There is a particular twist that comes about in roughly the last thirty seconds of House of Traps that defies much of what has come before it in the film. Although I don’t want to spoil anything, if you are at least vaguely familiar with the formula for a martial arts film then you know that this movie will end with an elaborate battle. It’s as if the filmmakers decided to throw a monkey wrench inside of the machine and call into question the very formula of martial arts cinema itself. Although not played in nearly that profound of a fashion, the final lines of the film seem to make a statement that perhaps war and fighting are not the way in which to settle disputes. Heave, right? Not really. The main problem with House of Traps comes from this elaborate and unnecessary plotting. Quite literally within the first minute of this movie, you are going to be confused. House of Traps opens with a succession of quick cuts and random facts dealing with the actual House of Traps from the movie, its history and the two warring factions. If you can keep track of this information as well as the endless series of characters who are introduced and their responsibilities within each faction, then you are a far better man than I. Writing down names and phonetically spelling out the names for their characters, it was still tricky to keep up with everything that House of Traps throws at its audience. I had similar issues with Ten Tigers From Kwangtung, where it seemed as if Cheh tried to gather too much information with too large of a cast to be conveyed in such a short amount of time. Ultimately, this is the greatest downfall of the movie. No matter how great the martial arts and how charismatic the actors may be, when you’re having trouble keeping up with the vigorous plot then your enjoyment level is going to be severely limited.

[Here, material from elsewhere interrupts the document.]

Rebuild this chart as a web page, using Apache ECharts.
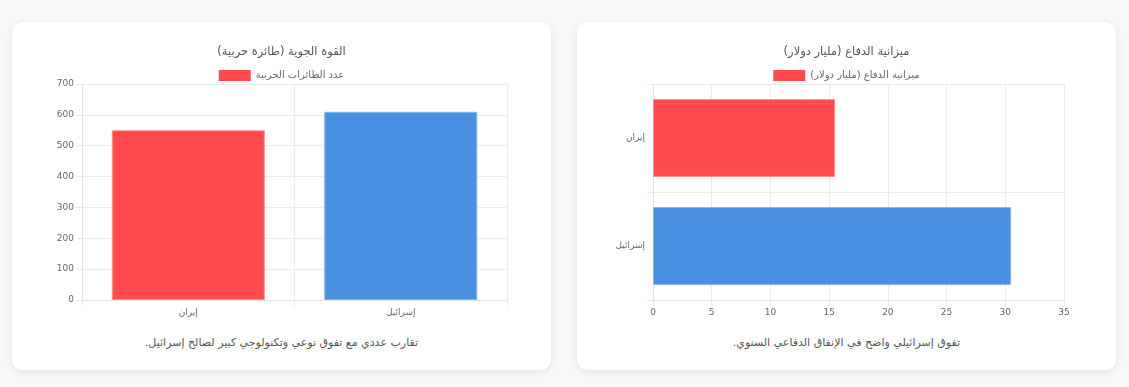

Cheh and his crew do manage to flaunt some of their better qualities as well. I mentioned the gimmickry of Chang Cheh’s movies up above and this title is no different. The house of traps from the title is actually a really fantastic and entertaining idea. The house is essentially a booby trapped hut meant to house the Prince and his secret documents and stolen goods. A lot of the action is set around one single set piece that features a staircase that leads to a cellar/pit area. When a martial artist is trapped in this room, spikes begin to raise up from out of the floor and they are left with only the option to try and run back up the stairs. This holds another trick for the unlucky victim, as the staircase quickly has its steps drop, leaving anyone on them to fall to their death. If a quick witted martial artist somehow manages to evade the spikes and quickly flip up to the second story, then they have to fend off several nets that feature wooden boards on their sides which are adorned with massive spikes. The movie features many other secret booby traps throughout that of course have a secret weakness to some given martial arts technique. Not everyone can survive however, and that leads us to a few instances of traditional Chang Cheh gore. Known as the most violent filmmaker of this period, Cheh does not disappoint as we are given several very bloody death scenes throughout. One of which includes a man having half of his foot chopped off within the house of traps!

The Trivia
  • The consensus holds that this was one of the very last films to truly be considered a “Venoms” title.

  • The Image Video DVD release of the film is easily the best version of the movie currently available, but is unfortunately missing over twenty minutes worth of footage. The remaining footage was unable to be restored and thus was simply cut out.

  • The Conclusion
    It isn’t the best nor the worst in the career of these filmmakers. With some solid plot structure and a more jaunting pace, this could have been a classic. The choreography is spectacular as usual, but I must admit it takes some trudging to actually get to the epic fight sequences. I give the movie a three out of five, due mainly to the charismatic leads and the always blistering fight sequences which are quite spectacular. Particularly in the final minutes, where we see many excellent weapons put to great use. For Chang Cheh and Venoms fans, this is a must see. For those not initiated with the genre, this is something you need to come back to eventually. Either way it goes, it deserves a look.